• [WORK REQUIRED]: Give back an exact copy of the lines from the start of the material through the line bearing "70000, 80000, 90000];". Include both ends and nothing else.

━━━━

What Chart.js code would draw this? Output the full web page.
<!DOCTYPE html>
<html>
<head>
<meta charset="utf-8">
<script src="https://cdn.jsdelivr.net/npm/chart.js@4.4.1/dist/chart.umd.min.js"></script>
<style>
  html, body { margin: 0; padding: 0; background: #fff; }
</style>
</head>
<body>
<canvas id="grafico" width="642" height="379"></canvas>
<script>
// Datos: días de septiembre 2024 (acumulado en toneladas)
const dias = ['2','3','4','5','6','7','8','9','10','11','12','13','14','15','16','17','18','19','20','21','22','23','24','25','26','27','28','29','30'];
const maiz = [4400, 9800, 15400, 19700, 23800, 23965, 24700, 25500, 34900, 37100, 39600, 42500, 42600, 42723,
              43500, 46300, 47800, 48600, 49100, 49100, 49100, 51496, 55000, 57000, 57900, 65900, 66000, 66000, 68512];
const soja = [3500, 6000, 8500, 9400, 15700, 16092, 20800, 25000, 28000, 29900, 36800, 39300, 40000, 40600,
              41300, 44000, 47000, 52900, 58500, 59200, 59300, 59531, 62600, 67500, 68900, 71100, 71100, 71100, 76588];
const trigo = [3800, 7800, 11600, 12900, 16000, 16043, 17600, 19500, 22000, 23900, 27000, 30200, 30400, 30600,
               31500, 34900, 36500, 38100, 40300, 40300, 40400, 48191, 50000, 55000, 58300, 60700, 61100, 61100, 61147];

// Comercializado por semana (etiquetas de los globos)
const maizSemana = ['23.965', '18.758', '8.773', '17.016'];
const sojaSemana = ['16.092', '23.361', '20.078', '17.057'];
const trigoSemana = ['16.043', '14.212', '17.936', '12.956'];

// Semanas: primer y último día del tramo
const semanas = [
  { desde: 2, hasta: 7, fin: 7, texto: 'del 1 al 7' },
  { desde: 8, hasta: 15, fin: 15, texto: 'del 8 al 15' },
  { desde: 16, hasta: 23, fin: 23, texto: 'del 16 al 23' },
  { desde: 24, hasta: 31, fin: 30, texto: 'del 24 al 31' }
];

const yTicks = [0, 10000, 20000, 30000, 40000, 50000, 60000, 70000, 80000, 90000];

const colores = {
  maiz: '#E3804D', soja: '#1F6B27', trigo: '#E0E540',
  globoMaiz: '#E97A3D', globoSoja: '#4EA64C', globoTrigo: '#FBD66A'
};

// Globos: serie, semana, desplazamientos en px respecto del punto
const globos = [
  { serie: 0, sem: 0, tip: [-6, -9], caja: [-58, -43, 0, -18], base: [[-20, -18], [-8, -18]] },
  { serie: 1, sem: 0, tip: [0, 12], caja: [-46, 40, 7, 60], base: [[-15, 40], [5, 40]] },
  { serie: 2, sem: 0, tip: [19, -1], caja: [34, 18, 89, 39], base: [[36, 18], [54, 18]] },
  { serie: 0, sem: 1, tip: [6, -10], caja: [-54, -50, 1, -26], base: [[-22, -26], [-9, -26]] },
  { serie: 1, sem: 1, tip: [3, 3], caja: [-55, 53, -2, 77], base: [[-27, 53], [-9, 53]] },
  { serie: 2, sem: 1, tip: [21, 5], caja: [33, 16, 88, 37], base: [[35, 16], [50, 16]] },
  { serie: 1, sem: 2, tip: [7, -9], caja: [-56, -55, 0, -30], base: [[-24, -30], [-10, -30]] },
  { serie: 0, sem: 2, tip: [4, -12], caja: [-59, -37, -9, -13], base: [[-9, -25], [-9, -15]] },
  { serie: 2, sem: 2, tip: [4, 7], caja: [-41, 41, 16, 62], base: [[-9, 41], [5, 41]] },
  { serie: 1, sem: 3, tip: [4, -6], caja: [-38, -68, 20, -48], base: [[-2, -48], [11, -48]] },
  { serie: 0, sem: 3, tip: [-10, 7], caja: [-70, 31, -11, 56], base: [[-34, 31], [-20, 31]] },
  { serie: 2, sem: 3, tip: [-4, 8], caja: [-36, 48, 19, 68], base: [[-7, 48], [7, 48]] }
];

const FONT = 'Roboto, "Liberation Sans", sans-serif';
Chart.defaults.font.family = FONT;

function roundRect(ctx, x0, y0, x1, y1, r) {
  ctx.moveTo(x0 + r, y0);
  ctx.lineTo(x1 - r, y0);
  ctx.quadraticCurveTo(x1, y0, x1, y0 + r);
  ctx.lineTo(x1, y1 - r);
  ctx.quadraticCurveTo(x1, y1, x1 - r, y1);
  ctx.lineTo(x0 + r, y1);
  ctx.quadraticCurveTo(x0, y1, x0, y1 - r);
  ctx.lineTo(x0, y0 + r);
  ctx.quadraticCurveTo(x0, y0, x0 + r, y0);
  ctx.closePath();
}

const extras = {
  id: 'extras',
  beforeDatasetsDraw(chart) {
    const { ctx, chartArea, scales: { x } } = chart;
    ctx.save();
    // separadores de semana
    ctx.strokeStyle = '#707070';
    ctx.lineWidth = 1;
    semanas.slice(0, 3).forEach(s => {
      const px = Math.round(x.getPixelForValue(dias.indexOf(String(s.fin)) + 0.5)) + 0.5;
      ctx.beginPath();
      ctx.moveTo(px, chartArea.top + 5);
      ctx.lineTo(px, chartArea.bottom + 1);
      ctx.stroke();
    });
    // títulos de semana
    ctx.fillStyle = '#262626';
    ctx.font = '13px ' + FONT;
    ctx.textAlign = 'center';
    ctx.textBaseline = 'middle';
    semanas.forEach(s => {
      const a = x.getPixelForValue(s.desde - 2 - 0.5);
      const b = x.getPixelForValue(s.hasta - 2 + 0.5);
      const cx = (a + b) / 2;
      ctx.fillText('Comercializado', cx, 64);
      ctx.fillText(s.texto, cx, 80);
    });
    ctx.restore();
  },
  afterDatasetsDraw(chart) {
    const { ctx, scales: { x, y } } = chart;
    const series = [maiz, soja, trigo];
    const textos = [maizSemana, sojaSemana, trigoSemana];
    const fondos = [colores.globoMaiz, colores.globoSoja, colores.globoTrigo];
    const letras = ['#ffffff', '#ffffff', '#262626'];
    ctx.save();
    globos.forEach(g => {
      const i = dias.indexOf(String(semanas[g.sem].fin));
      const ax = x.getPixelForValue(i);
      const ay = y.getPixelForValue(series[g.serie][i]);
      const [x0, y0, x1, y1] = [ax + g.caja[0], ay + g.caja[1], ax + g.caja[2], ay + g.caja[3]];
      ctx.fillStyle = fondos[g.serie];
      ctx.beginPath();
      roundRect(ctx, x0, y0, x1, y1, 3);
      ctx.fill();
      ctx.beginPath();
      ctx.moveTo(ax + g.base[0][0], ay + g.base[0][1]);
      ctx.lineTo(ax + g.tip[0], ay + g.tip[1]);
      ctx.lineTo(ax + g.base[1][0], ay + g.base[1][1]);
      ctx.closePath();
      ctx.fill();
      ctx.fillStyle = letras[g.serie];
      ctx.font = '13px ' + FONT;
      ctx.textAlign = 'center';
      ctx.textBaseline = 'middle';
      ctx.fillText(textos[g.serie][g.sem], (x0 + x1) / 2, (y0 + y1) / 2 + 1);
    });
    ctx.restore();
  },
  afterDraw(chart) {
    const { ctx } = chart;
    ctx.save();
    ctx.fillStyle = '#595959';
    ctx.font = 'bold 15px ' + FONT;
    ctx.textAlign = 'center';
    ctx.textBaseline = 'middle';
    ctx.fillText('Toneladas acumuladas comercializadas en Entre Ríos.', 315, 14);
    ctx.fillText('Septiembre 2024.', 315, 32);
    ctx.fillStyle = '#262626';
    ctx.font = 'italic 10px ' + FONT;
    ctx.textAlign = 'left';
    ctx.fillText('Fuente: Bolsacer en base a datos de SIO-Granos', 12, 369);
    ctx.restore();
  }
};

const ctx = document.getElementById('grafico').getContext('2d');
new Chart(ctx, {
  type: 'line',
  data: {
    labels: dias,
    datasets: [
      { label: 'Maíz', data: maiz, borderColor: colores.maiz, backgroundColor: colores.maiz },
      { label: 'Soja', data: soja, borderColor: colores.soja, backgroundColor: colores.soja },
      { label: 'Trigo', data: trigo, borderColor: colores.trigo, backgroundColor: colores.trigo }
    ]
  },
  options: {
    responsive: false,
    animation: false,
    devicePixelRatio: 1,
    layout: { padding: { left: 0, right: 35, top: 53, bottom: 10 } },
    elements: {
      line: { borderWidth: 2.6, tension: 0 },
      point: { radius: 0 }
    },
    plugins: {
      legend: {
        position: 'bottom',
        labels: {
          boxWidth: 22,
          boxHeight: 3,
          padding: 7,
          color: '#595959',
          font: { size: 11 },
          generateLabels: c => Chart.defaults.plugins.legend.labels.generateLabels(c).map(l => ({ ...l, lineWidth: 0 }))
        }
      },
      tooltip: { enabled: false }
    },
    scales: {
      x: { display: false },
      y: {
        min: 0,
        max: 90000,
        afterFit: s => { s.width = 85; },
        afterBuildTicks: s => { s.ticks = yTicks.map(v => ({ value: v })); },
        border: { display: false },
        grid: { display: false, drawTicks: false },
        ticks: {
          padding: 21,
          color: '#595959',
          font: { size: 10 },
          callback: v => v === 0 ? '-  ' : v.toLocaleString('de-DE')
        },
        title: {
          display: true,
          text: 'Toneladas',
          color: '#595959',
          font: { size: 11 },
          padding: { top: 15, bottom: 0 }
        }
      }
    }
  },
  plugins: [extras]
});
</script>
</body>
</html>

━━━━

• [RESULT]:
What Chart.js code would draw this? Output the full web page.
<!DOCTYPE html>
<html>
<head>
<meta charset="utf-8">
<script src="https://cdn.jsdelivr.net/npm/chart.js@4.4.1/dist/chart.umd.min.js"></script>
<style>
  html, body { margin: 0; padding: 0; background: #fff; }
</style>
</head>
<body>
<canvas id="grafico" width="642" height="379"></canvas>
<script>
// Datos: días de septiembre 2024 (acumulado en toneladas)
const dias = ['2','3','4','5','6','7','8','9','10','11','12','13','14','15','16','17','18','19','20','21','22','23','24','25','26','27','28','29','30'];
const maiz = [4400, 9800, 15400, 19700, 23800, 23965, 24700, 25500, 34900, 37100, 39600, 42500, 42600, 42723,
              43500, 46300, 47800, 48600, 49100, 49100, 49100, 51496, 55000, 57000, 57900, 65900, 66000, 66000, 68512];
const soja = [3500, 6000, 8500, 9400, 15700, 16092, 20800, 25000, 28000, 29900, 36800, 39300, 40000, 40600,
              41300, 44000, 47000, 52900, 58500, 59200, 59300, 59531, 62600, 67500, 68900, 71100, 71100, 71100, 76588];
const trigo = [3800, 7800, 11600, 12900, 16000, 16043, 17600, 19500, 22000, 23900, 27000, 30200, 30400, 30600,
               31500, 34900, 36500, 38100, 40300, 40300, 40400, 48191, 50000, 55000, 58300, 60700, 61100, 61100, 61147];

// Comercializado por semana (etiquetas de los globos)
const maizSemana = ['23.965', '18.758', '8.773', '17.016'];
const sojaSemana = ['16.092', '23.361', '20.078', '17.057'];
const trigoSemana = ['16.043', '14.212', '17.936', '12.956'];

// Semanas: primer y último día del tramo
const semanas = [
  { desde: 2, hasta: 7, fin: 7, texto: 'del 1 al 7' },
  { desde: 8, hasta: 15, fin: 15, texto: 'del 8 al 15' },
  { desde: 16, hasta: 23, fin: 23, texto: 'del 16 al 23' },
  { desde: 24, hasta: 31, fin: 30, texto: 'del 24 al 31' }
];

const yTicks = [0, 10000, 20000, 30000, 40000, 50000, 60000, 70000, 80000, 90000];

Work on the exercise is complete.